Chanel Costume Jewellery: A Brief History
Gabrielle Bonheur Chanel's position on jewellery was straightforward and, at the time, genuinely radical: the point was the effect, not the material. Mixing ropes of faux pearls with fine pieces, wearing costume jewellery with couture, treating glass and gold plate as valid as gemstones — these were deliberate provocations in an era when such combinations were considered vulgar. The fact that this approach now reads as obvious is a measure of how completely her influence took hold.
The Workshop Years
Chanel opened her jewellery workshop in 1924, working with a group of collaborators whose contributions shaped the house's aesthetic for decades. Suzanne Gripoix, the Paris-based glassmaker, developed irregular glass pearls with a distinct mother-of-pearl sheen specifically for Chanel — reproductions of Byzantine jewellery that Chanel had requested look ancient rather than new. The Gripoix atelier's relationship with the house continued well beyond Chanel's own lifetime. François Hugo, silversmith, was another early collaborator. Fulco di Verdura, the Sicilian aristocrat who joined Chanel in the late 1920s, created the Maltese cross cuffs in the early 1930s — white enamel set with cabochon stones, inspired by Byzantine mosaics — which became one of the most recognisable pieces associated with the house and remain in production under the Verdura name today.

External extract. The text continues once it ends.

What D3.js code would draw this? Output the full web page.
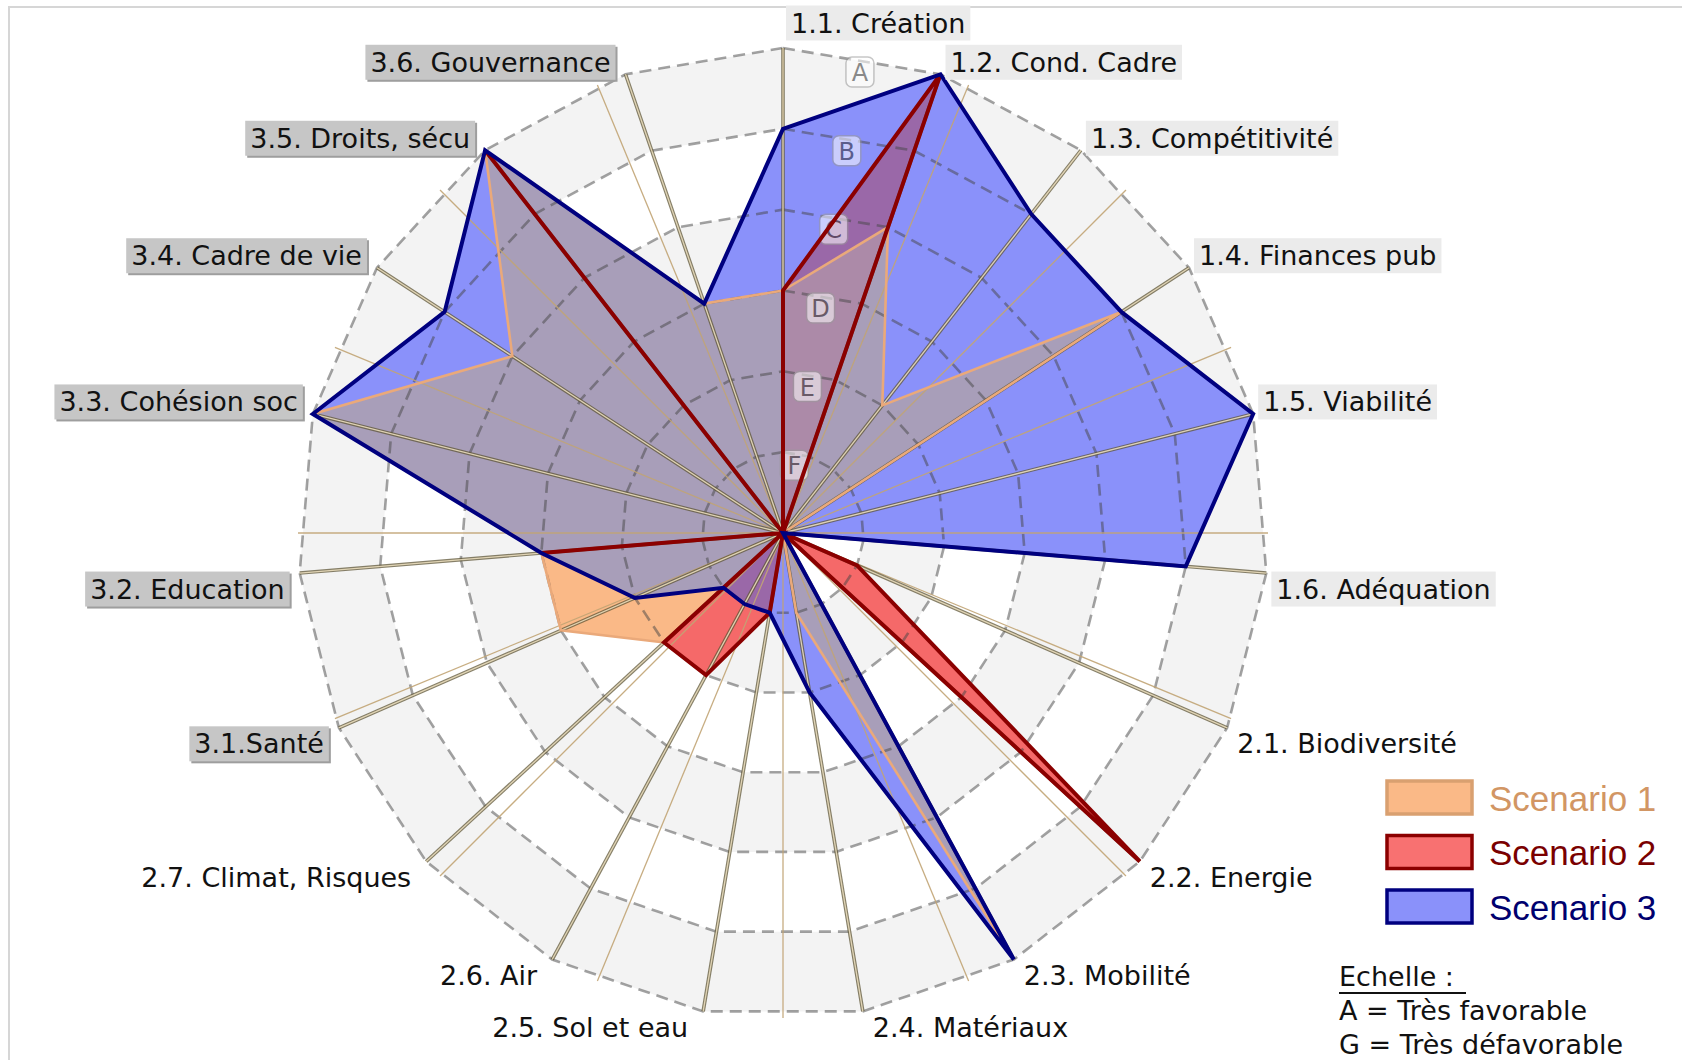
<!DOCTYPE html>
<html><head><meta charset="utf-8">
<script src="https://cdn.jsdelivr.net/npm/d3@7"></script>
<style>body{margin:0;background:#fff;} svg{display:block;}</style>
</head><body>
<svg id="chart" width="1682" height="1060"></svg>
<script>
// ---------- data ----------
const categories = ["1.1. Création","1.2. Cond. Cadre","1.3. Compétitivité","1.4. Finances pub","1.5. Viabilité","1.6. Adéquation",
  "2.1. Biodiversité","2.2. Energie","2.3. Mobilité","2.4. Matériaux","2.5. Sol et eau","2.6. Air","2.7. Climat, Risques",
  "3.1.Santé","3.2. Education","3.3. Cohésion soc","3.4. Cadre de vie","3.5. Droits, sécu","3.6. Gouvernance"];
const gradeLabels = ["G","F","E","D","C","B","A"];   // 0 = G (centre) ... 6 = A (outer ring)
const scenarioNames = ["Scenario 1","Scenario 2","Scenario 3"];
const scenario1 = [3,4,2,5,0,0, 0,0,6,1,0,0,2, 3,3,6,4,6,3];
const scenario2 = [3,6,0,0,0,0, 1,6,0,0,1,2,2, 0,3,0,0,6,0];
const scenario3 = [5,6,5,5,6,5, 0,0,6,2,1,1,1, 2,3,6,5,6,3];
const scaleNotes = ["Echelle :","A = Très favorable","G = Très défavorable"];
const secondarySpokeCount = 16;

// ---------- layout ----------
const svg = d3.select("#chart");
const N = categories.length;
const cx = 783, cy = 533, R = 485;
const angle = d3.scaleLinear().domain([0, N]).range([0, 2*Math.PI]);
const rad = d3.scaleLinear().domain([0, 6]).range([0, R]);
const poly = d3.lineRadial().angle((d,i)=>angle(i)).radius(d=>rad(d)).curve(d3.curveLinearClosed);

const colO = "#fab987", colB = "#8a91fa", colOB = "#a89eb9", colR = "#f56969", colRB = "#9a68a8", colROB = "#ac8aa8";

// frame
svg.append("rect").attr("x",9).attr("y",7).attr("width",1720).attr("height",1100)
  .attr("fill","none").attr("stroke","#d6d6d6").attr("stroke-width",2);

const g = svg.append("g").attr("transform",`translate(${cx},${cy})`);

// defs / clip paths
const defs = svg.append("defs");
defs.append("clipPath").attr("id","clipO").append("path").attr("d", poly(scenario1));
defs.append("clipPath").attr("id","clipB").append("path").attr("d", poly(scenario3));

// background bands
const levels = d3.range(6, 0, -1);
g.selectAll("path.band").data(levels).join("path").attr("class","band")
  .attr("d", k => poly(new Array(N).fill(k)))
  .attr("fill", k => (k % 2 === 0) ? "#f3f3f3" : "#ffffff");

// fills (painter's order with explicit overlap colours)
g.append("path").attr("d", poly(scenario1)).attr("fill", colO);
g.append("path").attr("d", poly(scenario3)).attr("fill", colB);
g.append("path").attr("d", poly(scenario1)).attr("fill", colOB).attr("clip-path","url(#clipB)");
g.append("path").attr("d", poly(scenario2)).attr("fill", colR);
g.append("g").attr("clip-path","url(#clipB)")
  .append("path").attr("d", poly(scenario2)).attr("fill", colRB);
g.append("g").attr("clip-path","url(#clipB)").append("g").attr("clip-path","url(#clipO)")
  .append("path").attr("d", poly(scenario2)).attr("fill", colROB);

// dashed rings
g.selectAll("path.ring").data(d3.range(1,7)).join("path").attr("class","ring")
  .attr("d", k => poly(new Array(N).fill(k)))
  .attr("fill","none").attr("stroke","rgba(70,70,70,0.5)").attr("stroke-width",2.6)
  .attr("stroke-dasharray","12,7");

// secondary thin spokes
const sec = d3.range(secondarySpokeCount);
g.selectAll("line.sec").data(sec).join("line").attr("class","sec")
  .attr("x1",0).attr("y1",0)
  .attr("x2", i => R*Math.sin(i*2*Math.PI/secondarySpokeCount))
  .attr("y2", i => -R*Math.cos(i*2*Math.PI/secondarySpokeCount))
  .attr("stroke","#c2a575").attr("stroke-width",1.3).attr("opacity",0.9);

// main spokes (double line look)
const idx = d3.range(N);
g.selectAll("line.spokeA").data(idx).join("line").attr("class","spokeA")
  .attr("x1",0).attr("y1",0)
  .attr("x2", i => R*Math.sin(angle(i))).attr("y2", i => -R*Math.cos(angle(i)))
  .attr("stroke","rgba(95,85,55,0.75)").attr("stroke-width",3.6);
g.selectAll("line.spokeB").data(idx).join("line").attr("class","spokeB")
  .attr("x1",0).attr("y1",0)
  .attr("x2", i => R*Math.sin(angle(i))).attr("y2", i => -R*Math.cos(angle(i)))
  .attr("stroke","rgba(235,222,190,0.9)").attr("stroke-width",1.3);

// grade letters A..F
const half = angle(0.5);
const gl = g.append("g").attr("opacity",0.55);
d3.range(1,7).forEach(k => {
  const rr = rad(k)*Math.cos(Math.PI/N) - 11;
  const x = rr*Math.sin(half), y = -rr*Math.cos(half);
  gl.append("rect").attr("x",x-14).attr("y",y-15).attr("width",28).attr("height",30).attr("rx",6)
    .attr("fill","#ffffff").attr("stroke","#9a9a9a").attr("stroke-width",1.5);
  gl.append("text").attr("x",x).attr("y",y+1).attr("text-anchor","middle").attr("dominant-baseline","central")
    .attr("font-family","DejaVu Sans, Verdana, sans-serif").attr("font-size",24).attr("fill","#333")
    .text(gradeLabels[k]);
});

// outlines
const strokes = [
  {data: scenario1, color:"#eaa97a", w:2.6},
  {data: scenario2, color:"#8b0000", w:4},
  {data: scenario3, color:"#00007f", w:4}
];
strokes.forEach(s => {
  g.append("path").attr("d", poly(s.data)).attr("fill","none")
    .attr("stroke", s.color).attr("stroke-width", s.w).attr("stroke-linejoin","miter").attr("stroke-miterlimit",6);
});

// axis labels
const lab = g.append("g").attr("font-family","DejaVu Sans, Verdana, sans-serif").attr("font-size",27).attr("fill","#111");
categories.forEach((name,i) => {
  const a = angle(i), s = Math.sin(a), c = Math.cos(a);
  const ex = R*s, ey = -R*c;
  let x, y, anchor;
  if (Math.abs(s) < 0.01) { anchor="start"; x = ex+8; y = ey-25; }
  else {
    if (s > 0) { anchor="start"; x = ex+10; } else { anchor="end"; x = ex-15; }
    y = c > 0 ? ey-12 : ey+16;
  }
  const grp = lab.append("g");
  const t = grp.append("text").attr("x",x).attr("y",y).attr("text-anchor",anchor)
    .attr("dominant-baseline","central").text(name);
  const bb = t.node().getBBox();
  const group = name.charAt(0);
  if (group === "1") {
    grp.insert("rect","text").attr("x",bb.x-5).attr("y",bb.y-2).attr("width",bb.width+10).attr("height",bb.height+4)
      .attr("fill","#ebebeb");
  } else if (group === "3") {
    grp.insert("rect","text").attr("x",bb.x-3).attr("y",bb.y).attr("width",bb.width+10).attr("height",bb.height+4)
      .attr("fill","#9e9e9e");
    grp.insert("rect","text").attr("x",bb.x-5).attr("y",bb.y-2).attr("width",bb.width+10).attr("height",bb.height+4)
      .attr("fill","#c6c6c6");
  }
});

// legend
const legColors = [
  {fill:"#fab987", stroke:"#d9a070", text:"#d29664"},
  {fill:"#f87171", stroke:"#8b0000", text:"#7a0000"},
  {fill:"#8a91fa", stroke:"#00007f", text:"#00006e"}
];
const leg = svg.append("g");
scenarioNames.forEach((n,i) => {
  const y0 = 781 + i*54.5;
  leg.append("rect").attr("x",1387).attr("y",y0).attr("width",85).attr("height",33)
    .attr("fill",legColors[i].fill).attr("stroke",legColors[i].stroke).attr("stroke-width",3.5);
  leg.append("text").attr("x",1489).attr("y",y0+17).attr("dominant-baseline","central")
    .attr("font-family","Liberation Sans, Arial, sans-serif").attr("font-size",35)
    .attr("fill",legColors[i].text).text(n);
});

// scale note
const sn = svg.append("g").attr("font-family","DejaVu Sans, Verdana, sans-serif").attr("font-size",27).attr("fill","#111");
scaleNotes.forEach((tx,i) => {
  sn.append("text").attr("x",1339).attr("y",986 + i*34).text(tx);
});
sn.append("line").attr("x1",1339).attr("x2",1466).attr("y1",993).attr("y2",993).attr("stroke","#111").attr("stroke-width",2);
</script>
</body></html>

The aesthetic that emerged from these collaborations drew on the Byzantine and the baroque, the Oriental and the Renaissance — opulent, layered, deliberately historical in reference while remaining modern in application. Chanel wore the pieces constantly and in quantity: stacked cuffs, layered sautoirs, brooches pinned to lapels. The look was influential precisely because it came from someone whose clothing was the opposite — minimal, functional, understated.
The 1954 Comeback
When Chanel reopened the house in 1954 after the wartime closure, jewellery was part of the relaunch. Robert Goossens, the Parisian goldsmith who would become one of the house's most important long-term collaborators, worked on baroque designs during this period — large-scale pieces with an almost archaeological weight, drawing on the same Byzantine references that had informed the 1930s work. Pieces from the 1954 revival through the 1960s were only occasionally marked, which affects both authentication and attribution for collectors working in this period.
Lagerfeld and the 1980s
Karl Lagerfeld joined as creative director in 1983 and the jewellery changed register significantly. With Victoire de Castellane heading costume jewellery from 1986, the output became larger, bolder, and more explicitly branded — oversized CC logos, chunky chains, wide cuffs, statement clip-on earrings. The pieces were designed to be seen, and they were: worn by the supermodels who defined the decade's visual language, photographed constantly, immediately legible as Chanel at distance. This is the period that most collectors encounter first, and for good reason — supply is strong, the stamping is consistent, and the aesthetic is unambiguous.
The 1980s and early 1990s Lagerfeld-era pieces are now among the most actively traded vintage Chanel on the market. Long pearl-and-chain sautoirs, logo cuffs, the oversized earrings — these have moved from costume jewellery into collectible status in a relatively short time, and prices reflect that trajectory.
What Survives
The Chanel costume jewellery that holds up best physically is generally the pre-1990s output. Plating quality was higher, construction more substantial. Pieces from the 1954–1970 window are rarer and command significant prices when they surface with clear attribution. The 1980s pieces are more accessible but increasingly sought after. Later pieces from the 2000s onward vary considerably in quality and are generally less interesting to serious collectors.
Authentication centres on hallmarks, which shifted considerably across eras — from unmarked or occasionally marked pre-1970 pieces, to more structured stamping through the 1980s incorporating collection or season codes. Placement, depth of impression, and lettering style are all period-specific and worth cross-referencing against known examples before buying.